The anti-Zionist platform of the Joint List, however, wouldn’t deter “Blue and White” from attempting to form a minority government that would depend on the Arabs’ outside support, no doubt at a steep price. And given that Avigdor Liberman has vowed that his Yisrael Beiteinu party will not join a Netanyahu-led government, at least on paper it would seem possible for the center-left-Arab bloc to form the next government.
But this picture changes dramatically if the Joint List, which is neither Left nor Right, is taken out of the equation. In that case, the center-left is shown to have received a severe blow, with only 39 seats. Particularly weakened was the left-wing Labor-Meretz-Gesher alliance, which won just 7 seats. What that means is that without the merger with the other left-wing parties, the once-mighty Labor Party probably wouldn’t’ have passed the electoral threshold.

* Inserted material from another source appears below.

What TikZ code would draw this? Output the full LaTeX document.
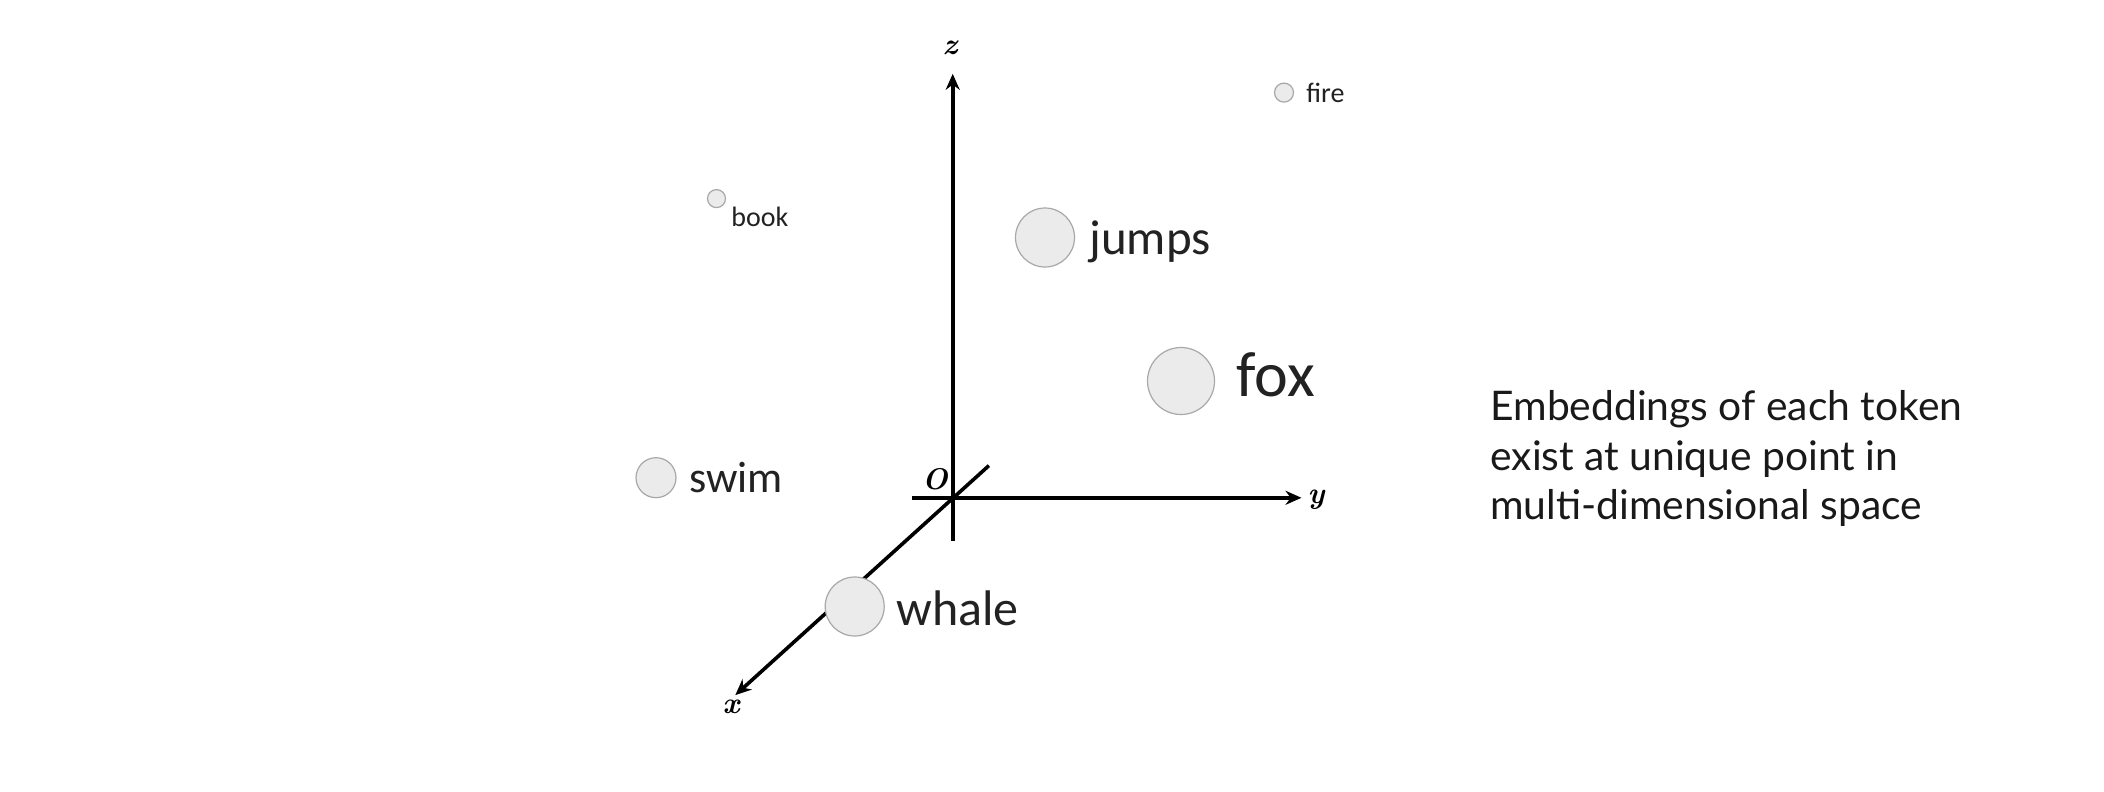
\documentclass[tikz,border=0pt]{standalone}
\usepackage{fontspec}
\setmainfont{Carlito}
\newfontfamily\latofont{Lato}
\newfontfamily\lmfont{Latin Modern Roman}
\usetikzlibrary{arrows.meta}
\definecolor{dotfill}{HTML}{EBEBEB}
\definecolor{dotline}{HTML}{A8A8A8}
\definecolor{labtext}{HTML}{222222}
\tikzset{
  axisline/.style={line width=1.8pt, black},
  axisarrow/.style={axisline, -{Stealth[length=8pt,width=7pt]}},
  axislab/.style={font=\lmfont\bfseries\itshape\fontsize{15}{15}\selectfont, inner sep=0pt},
  dot/.style={circle, draw=dotline, fill=dotfill, line width=0.6pt, inner sep=0pt},
  word/.style={anchor=west, inner sep=0pt, text=labtext},
}
\begin{document}
\begin{tikzpicture}[x=0.5pt,y=-0.5pt]
\useasboundingbox[fill=white] (0,0) rectangle (2104,792);
% axes
\coordinate (zbot) at (952.7,540.7);
\coordinate (ztop) at (952.7,73.8);
\coordinate (yleft) at (912.4,497.8);
\coordinate (ytip) at (1301.5,497.8);
\coordinate (xback) at (988.9,465.6);
\coordinate (xtip) at (735.3,695.1);
\draw[axisarrow] (zbot) -- (ztop);
\draw[axisarrow] (yleft) -- (ytip);
\draw[axisarrow] (xback) -- (xtip);
\node[axislab] (zlab) at (950,48) {z};
\node[axislab] (ylab) at (1316,500) {y};
\node[axislab] (xlab) at (731,707) {x};
\node[axislab] (olab) at (935,479) {O};
% points
\node[dot, minimum size=19pt*0.5] (firedot) at (1284,92.6) {};
\node[word, font=\fontsize{14}{14}\selectfont] (firelab) at (1306,93) {fire};
\node[dot, minimum size=18pt*0.5] (bookdot) at (716.5,198.6) {};
\node[word, font=\fontsize{14}{14}\selectfont] (booklab) at (731,217) {book};
\node[dot, minimum size=59pt*0.5] (jumpsdot) at (1045,237.5) {};
\node[word, font=\fontsize{24.5}{24.5}\selectfont] (jumpslab) at (1089,241.5) {jumps};
\node[dot, minimum size=67pt*0.5] (foxdot) at (1181,381) {};
\node[word, font=\fontsize{32}{32}\selectfont] (foxlab) at (1236,375) {fox};
\node[dot, minimum size=40pt*0.5] (swimdot) at (656,477.7) {};
\node[word, font=\fontsize{22}{22}\selectfont] (swimlab) at (689,478) {swim};
\node[dot, minimum size=59pt*0.5] (whaledot) at (854.7,606.5) {};
\node[word, font=\fontsize{25}{25}\selectfont] (whalelab) at (896,608) {whale};
% caption
\node[anchor=north west, inner sep=0pt, align=left, text=black!90,
      font=\latofont\fontsize{20.4}{24.8}\selectfont] (caption) at (1490,390)
  {Embeddings of each token\\exist at unique point in\\multi-dimensional space};
\end{tikzpicture}
\end{document}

The collapse of the left-wing parties begs the question to where have the voters migrated? No doubt many migrated to the more centrist “Blue and White.” But, the swelling of the Joint List to 15 seats shows without a doubt that between 3 to 5 seats of its seats can be credited to the former voters of either Labor or Meretz.
In other words, the Israeli Left has turned out to be the fertile soil in which a loathing for Zionism germinated, eventually sprouting forth in the form of Jewish voters choosing the vehemently anti-Zionist Joint List.
With the true Left becoming almost irrelevant, another option would be a national unity government comprised of Likud and “Blue and White.” But given the animosity “Blue and White” has shown toward Netanyahu, this seems unlikely. Still, in politics, anything is possible.
With Netanyahu’s clear personal victory, the options for the next government are not clear today. Though a right-wing government seems to be more realistic, as of now, a minority government, a national unity government, or even a fourth election can’t be ruled out.